Work to complete: Go through the listing below and gather every line with the word "this".

Provided material:
▼
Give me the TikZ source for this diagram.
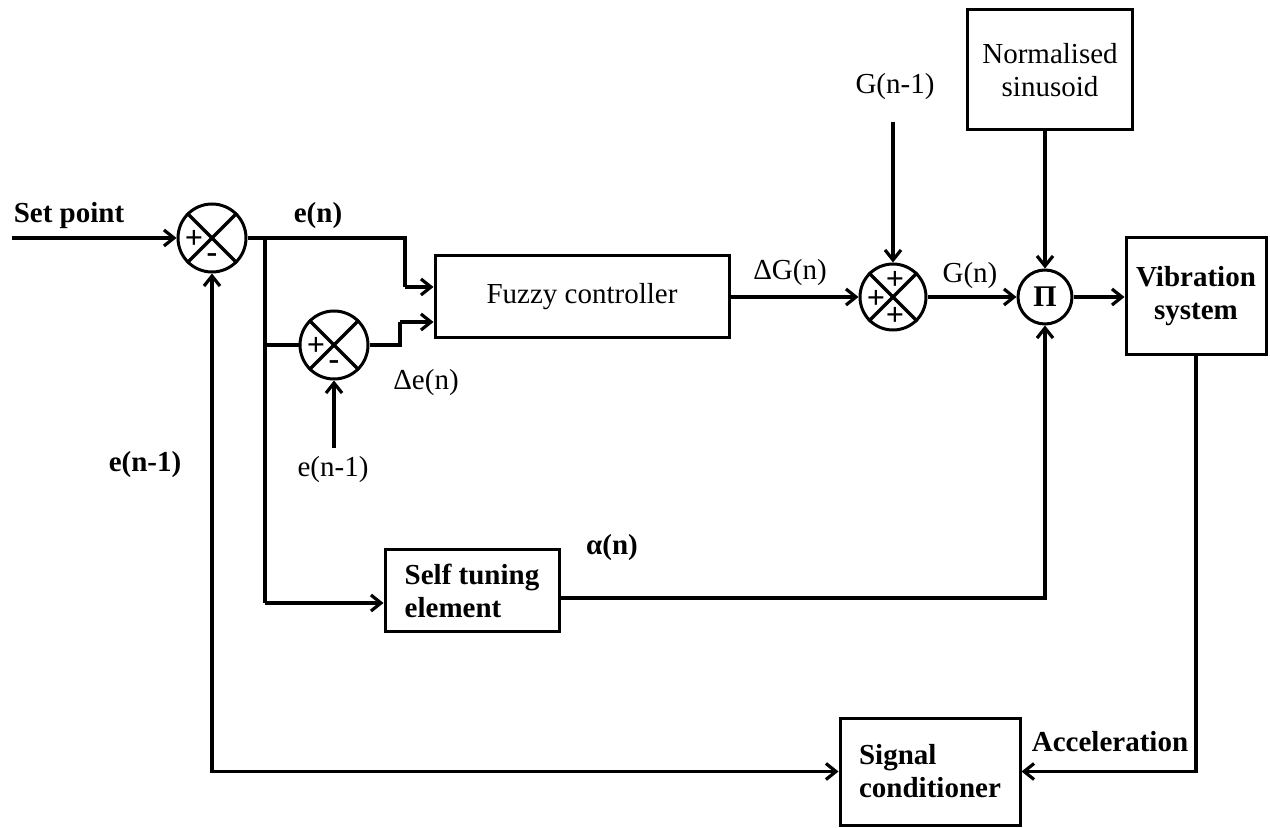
▲
▼
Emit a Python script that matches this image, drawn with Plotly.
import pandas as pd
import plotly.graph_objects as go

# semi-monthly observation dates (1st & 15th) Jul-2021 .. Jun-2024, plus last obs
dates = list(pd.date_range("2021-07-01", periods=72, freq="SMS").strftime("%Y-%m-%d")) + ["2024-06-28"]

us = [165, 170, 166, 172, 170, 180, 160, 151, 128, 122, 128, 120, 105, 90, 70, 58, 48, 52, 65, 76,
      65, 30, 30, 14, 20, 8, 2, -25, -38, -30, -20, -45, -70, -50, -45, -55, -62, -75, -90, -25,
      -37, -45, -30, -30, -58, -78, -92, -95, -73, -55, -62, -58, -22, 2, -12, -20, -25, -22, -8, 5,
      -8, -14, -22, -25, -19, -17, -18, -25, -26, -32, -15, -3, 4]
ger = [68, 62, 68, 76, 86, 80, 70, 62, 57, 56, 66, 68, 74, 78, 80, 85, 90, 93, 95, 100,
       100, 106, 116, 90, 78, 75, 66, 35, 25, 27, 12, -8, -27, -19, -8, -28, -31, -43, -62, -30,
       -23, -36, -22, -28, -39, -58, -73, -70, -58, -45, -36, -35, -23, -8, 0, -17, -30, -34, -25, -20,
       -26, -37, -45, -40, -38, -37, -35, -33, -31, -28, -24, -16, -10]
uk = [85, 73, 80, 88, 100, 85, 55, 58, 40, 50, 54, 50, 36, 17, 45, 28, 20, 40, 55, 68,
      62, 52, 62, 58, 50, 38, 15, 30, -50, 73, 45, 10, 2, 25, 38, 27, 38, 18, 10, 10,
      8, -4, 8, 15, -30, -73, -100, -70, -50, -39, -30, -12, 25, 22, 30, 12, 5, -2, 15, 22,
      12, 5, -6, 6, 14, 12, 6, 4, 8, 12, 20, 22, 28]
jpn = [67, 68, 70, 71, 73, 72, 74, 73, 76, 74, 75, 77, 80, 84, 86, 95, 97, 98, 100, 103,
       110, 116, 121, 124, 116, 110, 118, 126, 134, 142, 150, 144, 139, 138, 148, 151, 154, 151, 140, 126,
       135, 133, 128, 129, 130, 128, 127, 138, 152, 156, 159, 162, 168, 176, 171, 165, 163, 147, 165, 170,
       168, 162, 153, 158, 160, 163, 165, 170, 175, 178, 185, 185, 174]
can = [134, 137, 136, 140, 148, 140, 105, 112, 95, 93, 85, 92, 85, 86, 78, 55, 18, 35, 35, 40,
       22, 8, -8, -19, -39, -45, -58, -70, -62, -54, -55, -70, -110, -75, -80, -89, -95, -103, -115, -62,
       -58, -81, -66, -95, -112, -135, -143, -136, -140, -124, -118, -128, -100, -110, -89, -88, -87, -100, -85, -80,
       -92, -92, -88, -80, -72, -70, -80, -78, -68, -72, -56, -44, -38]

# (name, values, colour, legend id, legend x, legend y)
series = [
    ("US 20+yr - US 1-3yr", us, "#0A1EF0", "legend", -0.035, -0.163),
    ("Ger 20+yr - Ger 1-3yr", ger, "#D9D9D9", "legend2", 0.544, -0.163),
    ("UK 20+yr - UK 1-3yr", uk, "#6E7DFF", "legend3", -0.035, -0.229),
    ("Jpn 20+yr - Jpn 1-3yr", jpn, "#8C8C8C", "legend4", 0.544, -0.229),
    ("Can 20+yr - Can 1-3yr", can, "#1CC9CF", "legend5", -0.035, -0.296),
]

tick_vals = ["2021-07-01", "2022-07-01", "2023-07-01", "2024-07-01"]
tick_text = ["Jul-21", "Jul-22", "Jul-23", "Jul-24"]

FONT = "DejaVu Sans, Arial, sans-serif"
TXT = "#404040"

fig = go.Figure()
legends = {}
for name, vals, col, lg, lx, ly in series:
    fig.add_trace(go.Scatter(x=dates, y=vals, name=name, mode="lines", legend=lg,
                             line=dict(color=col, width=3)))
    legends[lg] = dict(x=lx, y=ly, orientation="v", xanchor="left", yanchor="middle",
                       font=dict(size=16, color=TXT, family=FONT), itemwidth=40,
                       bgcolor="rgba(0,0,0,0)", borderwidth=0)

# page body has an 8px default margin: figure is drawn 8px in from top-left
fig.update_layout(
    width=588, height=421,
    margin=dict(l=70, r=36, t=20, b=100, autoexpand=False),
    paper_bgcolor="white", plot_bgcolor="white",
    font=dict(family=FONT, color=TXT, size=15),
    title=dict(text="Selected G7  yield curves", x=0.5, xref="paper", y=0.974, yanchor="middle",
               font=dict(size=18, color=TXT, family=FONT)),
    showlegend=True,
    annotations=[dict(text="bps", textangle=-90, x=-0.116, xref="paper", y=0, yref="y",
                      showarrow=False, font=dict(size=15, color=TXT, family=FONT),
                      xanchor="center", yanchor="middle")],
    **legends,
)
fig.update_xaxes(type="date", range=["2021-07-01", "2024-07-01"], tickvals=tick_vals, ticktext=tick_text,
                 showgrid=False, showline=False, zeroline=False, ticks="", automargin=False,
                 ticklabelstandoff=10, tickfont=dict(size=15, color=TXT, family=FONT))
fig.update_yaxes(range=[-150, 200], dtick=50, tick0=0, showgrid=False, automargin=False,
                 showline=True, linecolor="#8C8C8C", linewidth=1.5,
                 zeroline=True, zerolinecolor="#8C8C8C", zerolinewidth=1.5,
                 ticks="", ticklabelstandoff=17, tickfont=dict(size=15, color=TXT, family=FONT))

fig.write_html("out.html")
▲
▼
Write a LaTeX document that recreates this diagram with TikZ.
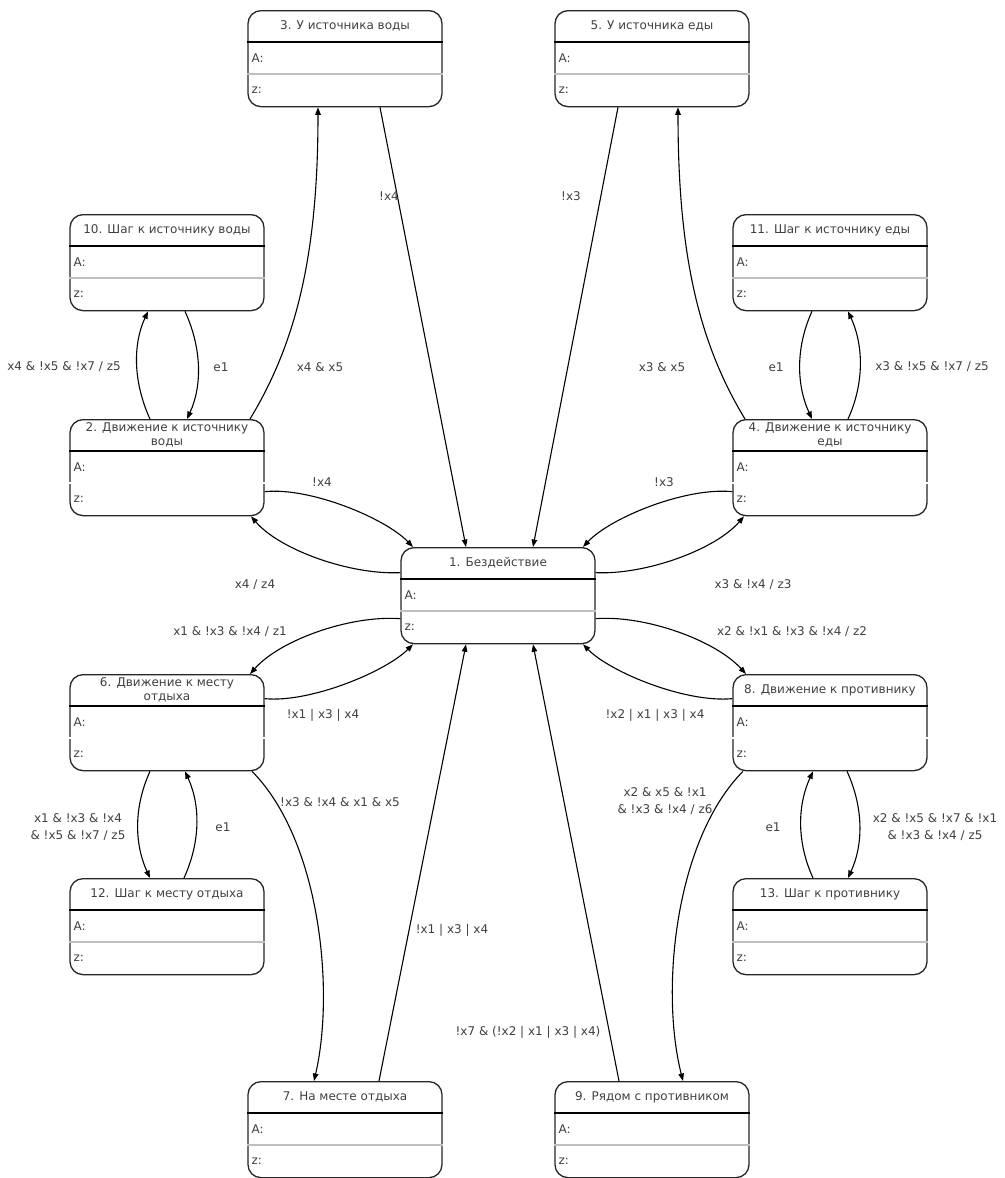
▲
Task output:
Give me the TikZ source for this diagram.
Emit a Python script that matches this image, drawn with Plotly.
Write a LaTeX document that recreates this diagram with TikZ.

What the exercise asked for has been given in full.